-------- Excerpted data --------

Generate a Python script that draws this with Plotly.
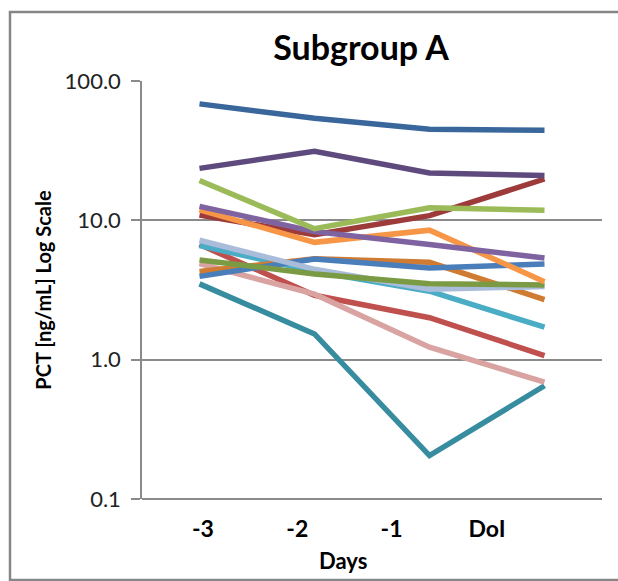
import plotly.graph_objects as go

categories = ["-3", "-2", "-1", "DoI"]
tick_positions = [0.03, 0.85, 1.67, 2.5]

s_teal = [3.5, 1.53, 0.205, 0.65]
s_pink = [4.9, 2.95, 1.23, 0.69]
s_red = [6.7, 2.9, 2.0, 1.07]
s_cyan = [6.6, 4.3, 3.1, 1.71]
s_darkorange = [4.3, 5.3, 5.0, 2.7]
s_blue = [3.96, 5.28, 4.55, 4.86]
s_lightblue = [7.2, 4.45, 3.2, 3.35]
s_olive = [5.2, 4.12, 3.5, 3.44]
s_orange = [11.9, 6.95, 8.5, 3.63]
s_purple = [12.6, 8.3, 6.7, 5.37]
s_darkred = [10.9, 7.9, 10.8, 19.8]
s_green = [19.3, 8.7, 12.3, 11.8]
s_darkpurple = [23.6, 31.3, 21.9, 21.0]
s_darkblue = [68.5, 54.0, 45.0, 44.3]

series = [
    (s_teal, "#378d9f"),
    (s_red, "#c0504d"),
    (s_pink, "#d9a3a1"),
    (s_cyan, "#4bacc6"),
    (s_darkorange, "#d07b32"),
    (s_blue, "#4a7ebb"),
    (s_lightblue, "#a9bcd9"),
    (s_olive, "#7a9a43"),
    (s_darkred, "#9c3b39"),
    (s_orange, "#f79646"),
    (s_purple, "#7f63a1"),
    (s_green, "#9bbb59"),
    (s_darkpurple, "#5f4a7e"),
    (s_darkblue, "#3a679b"),
]

x_idx = list(range(len(categories)))

fig = go.Figure()
for vals, col in series:
    fig.add_trace(go.Scatter(x=x_idx, y=vals, mode="lines",
                             line=dict(color=col, width=5.5), showlegend=False,
                             hoverinfo="y"))

grid = "#8a8a8a"
fig.update_layout(
    width=618, height=581,
    margin=dict(l=142, r=16, t=81, b=82),
    paper_bgcolor="white", plot_bgcolor="white",
    font=dict(family="Lato, 'Open Sans', sans-serif", color="#111"),
    title=dict(text="<b>Subgroup A</b>", x=(361) / 618, xanchor="center",
               y=1 - 48 / 581, yanchor="middle",
               font=dict(size=34, color="#000")),
    xaxis=dict(range=[-0.5, 3.5], tickvals=tick_positions,
               ticktext=["<b>%s</b>" % c for c in categories],
               showgrid=False, zeroline=False, showline=False, ticks="",
               ticklabelstandoff=14,
               tickfont=dict(size=23, color="#000"), fixedrange=True),
    yaxis=dict(type="log", range=[-1, 2], tickvals=[0.1, 1, 10, 100],
               ticktext=["0.1", "1.0", "10.0", "100.0"],
               showgrid=True, gridcolor=grid, gridwidth=1.5,
               showline=True, linecolor=grid, linewidth=1.5,
               ticks="outside", ticklen=9, tickcolor=grid, tickwidth=1.5,
               ticklabelstandoff=6,
               tickfont=dict(size=22, color="#222"),
               title=dict(text="<b>PCT [ng/mL] Log Scale</b>",
                          font=dict(size=20, color="#000"), standoff=8),
               zeroline=False, fixedrange=True),
    shapes=[
        dict(type="line", xref="paper", yref="paper", x0=0, x1=1, y0=0, y1=0,
             line=dict(color=grid, width=2), layer="above"),
        dict(type="rect", xref="paper", yref="paper",
             x0=(10 - 142) / 460, x1=(640 - 142) / 460,
             y0=(499 - 580) / 418, y1=(499 - 12) / 418,
             line=dict(color="#868686", width=2.5), fillcolor="rgba(0,0,0,0)"),
    ],
    annotations=[
        dict(text="<b>Days</b>", xref="paper", yref="paper",
             x=(343 - 142) / 460, y=(499 - 560) / 418, xanchor="center",
             yanchor="middle", showarrow=False,
             font=dict(size=22, color="#000")),
    ],
)

fig.write_html("out.html")
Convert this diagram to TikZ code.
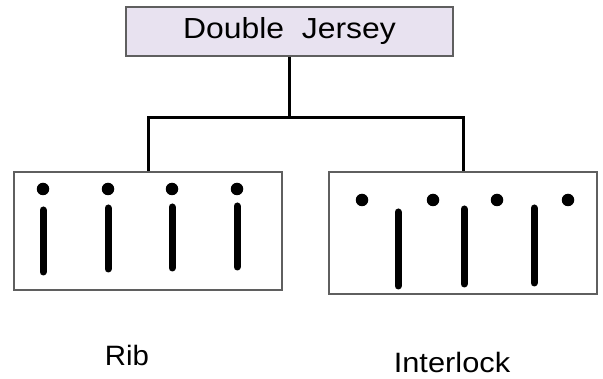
\documentclass[tikz,border=0pt]{standalone}
\usepackage{fontspec}
\setmainfont{Liberation Sans}
\usepackage{graphicx}
\definecolor{lav}{RGB}{232,226,240}
\definecolor{edge}{RGB}{95,95,95}
\begin{document}
\begin{tikzpicture}[x=1pt,y=-1pt,
  frame/.style={draw=edge,line width=1.5pt},
  conn/.style={line width=3pt,black},
  needle/.style={line width=7pt,line cap=round,black},
  loop/.style={fill=black,circle,inner sep=0pt,minimum size=12.5pt},
  lbl/.style={inner sep=0pt,font=\fontsize{28}{30}\selectfont}]
\useasboundingbox (0,0) rectangle (603,379);
% top box
\node[frame,fill=lav,minimum width=327pt,minimum height=49pt,inner sep=0pt] (top) at (289.5,31.5) {\scalebox{1.1}[1]{\fontsize{29}{30}\selectfont Double\ \ Jersey}};
% boxes
\node[frame,minimum width=268pt,minimum height=118pt,inner sep=0pt] (rib) at (148,231) {};
\node[frame,minimum width=268pt,minimum height=122pt,inner sep=0pt] (inter) at (463,233) {};
% connectors
\coordinate (j) at (289.5,118);
\draw[conn] (top.south -| j) -- (j);
\draw[conn] (rib.north) |- (j) -| (inter.north);
% rib
\foreach \x/\a/\b in {43/210/272, 108/208/269, 172/207/268, 237/206/267}{
  \node[loop] at (\x,189) {};
  \draw[needle] (\x,\a) -- (\x,\b);
}
% interlock
\foreach \x in {362,433,497,568}{ \node[loop] at (\x,200) {}; }
\foreach \x/\a/\b in {398/212/286, 464/209/284, 534/208/283}{
  \draw[needle] (\x,\a) -- (\x,\b);
}
\node[lbl] (ribl) at (127,355) {\scalebox{1.05}[1]{Rib}};
\node[lbl] (intl) at (452,362) {\scalebox{1.1}[1]{Interlock}};
\end{tikzpicture}
\end{document}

--------

Copy the material exactly. Do not include the pictures.

Generate a Python script that draws this with Plotly.
import plotly.graph_objects as go

categories = ["-3", "-2", "-1", "DoI"]
tick_positions = [0.03, 0.85, 1.67, 2.5]

s_teal = [3.5, 1.53, 0.205, 0.65]
s_pink = [4.9, 2.95, 1.23, 0.69]
s_red = [6.7, 2.9, 2.0, 1.07]
s_cyan = [6.6, 4.3, 3.1, 1.71]
s_darkorange = [4.3, 5.3, 5.0, 2.7]
s_blue = [3.96, 5.28, 4.55, 4.86]
s_lightblue = [7.2, 4.45, 3.2, 3.35]
s_olive = [5.2, 4.12, 3.5, 3.44]
s_orange = [11.9, 6.95, 8.5, 3.63]
s_purple = [12.6, 8.3, 6.7, 5.37]
s_darkred = [10.9, 7.9, 10.8, 19.8]
s_green = [19.3, 8.7, 12.3, 11.8]
s_darkpurple = [23.6, 31.3, 21.9, 21.0]
s_darkblue = [68.5, 54.0, 45.0, 44.3]

series = [
    (s_teal, "#378d9f"),
    (s_red, "#c0504d"),
    (s_pink, "#d9a3a1"),
    (s_cyan, "#4bacc6"),
    (s_darkorange, "#d07b32"),
    (s_blue, "#4a7ebb"),
    (s_lightblue, "#a9bcd9"),
    (s_olive, "#7a9a43"),
    (s_darkred, "#9c3b39"),
    (s_orange, "#f79646"),
    (s_purple, "#7f63a1"),
    (s_green, "#9bbb59"),
    (s_darkpurple, "#5f4a7e"),
    (s_darkblue, "#3a679b"),
]

x_idx = list(range(len(categories)))

fig = go.Figure()
for vals, col in series:
    fig.add_trace(go.Scatter(x=x_idx, y=vals, mode="lines",
                             line=dict(color=col, width=5.5), showlegend=False,
                             hoverinfo="y"))

grid = "#8a8a8a"
fig.update_layout(
    width=618, height=581,
    margin=dict(l=142, r=16, t=81, b=82),
    paper_bgcolor="white", plot_bgcolor="white",
    font=dict(family="Lato, 'Open Sans', sans-serif", color="#111"),
    title=dict(text="<b>Subgroup A</b>", x=(361) / 618, xanchor="center",
               y=1 - 48 / 581, yanchor="middle",
               font=dict(size=34, color="#000")),
    xaxis=dict(range=[-0.5, 3.5], tickvals=tick_positions,
               ticktext=["<b>%s</b>" % c for c in categories],
               showgrid=False, zeroline=False, showline=False, ticks="",
               ticklabelstandoff=14,
               tickfont=dict(size=23, color="#000"), fixedrange=True),
    yaxis=dict(type="log", range=[-1, 2], tickvals=[0.1, 1, 10, 100],
               ticktext=["0.1", "1.0", "10.0", "100.0"],
               showgrid=True, gridcolor=grid, gridwidth=1.5,
               showline=True, linecolor=grid, linewidth=1.5,
               ticks="outside", ticklen=9, tickcolor=grid, tickwidth=1.5,
               ticklabelstandoff=6,
               tickfont=dict(size=22, color="#222"),
               title=dict(text="<b>PCT [ng/mL] Log Scale</b>",
                          font=dict(size=20, color="#000"), standoff=8),
               zeroline=False, fixedrange=True),
    shapes=[
        dict(type="line", xref="paper", yref="paper", x0=0, x1=1, y0=0, y1=0,
             line=dict(color=grid, width=2), layer="above"),
        dict(type="rect", xref="paper", yref="paper",
             x0=(10 - 142) / 460, x1=(640 - 142) / 460,
             y0=(499 - 580) / 418, y1=(499 - 12) / 418,
             line=dict(color="#868686", width=2.5), fillcolor="rgba(0,0,0,0)"),
    ],
    annotations=[
        dict(text="<b>Days</b>", xref="paper", yref="paper",
             x=(343 - 142) / 460, y=(499 - 560) / 418, xanchor="center",
             yanchor="middle", showarrow=False,
             font=dict(size=22, color="#000")),
    ],
)

fig.write_html("out.html")
Convert this diagram to TikZ code.
\documentclass[tikz,border=0pt]{standalone}
\usepackage{fontspec}
\setmainfont{Liberation Sans}
\usepackage{graphicx}
\definecolor{lav}{RGB}{232,226,240}
\definecolor{edge}{RGB}{95,95,95}
\begin{document}
\begin{tikzpicture}[x=1pt,y=-1pt,
  frame/.style={draw=edge,line width=1.5pt},
  conn/.style={line width=3pt,black},
  needle/.style={line width=7pt,line cap=round,black},
  loop/.style={fill=black,circle,inner sep=0pt,minimum size=12.5pt},
  lbl/.style={inner sep=0pt,font=\fontsize{28}{30}\selectfont}]
\useasboundingbox (0,0) rectangle (603,379);
% top box
\node[frame,fill=lav,minimum width=327pt,minimum height=49pt,inner sep=0pt] (top) at (289.5,31.5) {\scalebox{1.1}[1]{\fontsize{29}{30}\selectfont Double\ \ Jersey}};
% boxes
\node[frame,minimum width=268pt,minimum height=118pt,inner sep=0pt] (rib) at (148,231) {};
\node[frame,minimum width=268pt,minimum height=122pt,inner sep=0pt] (inter) at (463,233) {};
% connectors
\coordinate (j) at (289.5,118);
\draw[conn] (top.south -| j) -- (j);
\draw[conn] (rib.north) |- (j) -| (inter.north);
% rib
\foreach \x/\a/\b in {43/210/272, 108/208/269, 172/207/268, 237/206/267}{
  \node[loop] at (\x,189) {};
  \draw[needle] (\x,\a) -- (\x,\b);
}
% interlock
\foreach \x in {362,433,497,568}{ \node[loop] at (\x,200) {}; }
\foreach \x/\a/\b in {398/212/286, 464/209/284, 534/208/283}{
  \draw[needle] (\x,\a) -- (\x,\b);
}
\node[lbl] (ribl) at (127,355) {\scalebox{1.05}[1]{Rib}};
\node[lbl] (intl) at (452,362) {\scalebox{1.1}[1]{Interlock}};
\end{tikzpicture}
\end{document}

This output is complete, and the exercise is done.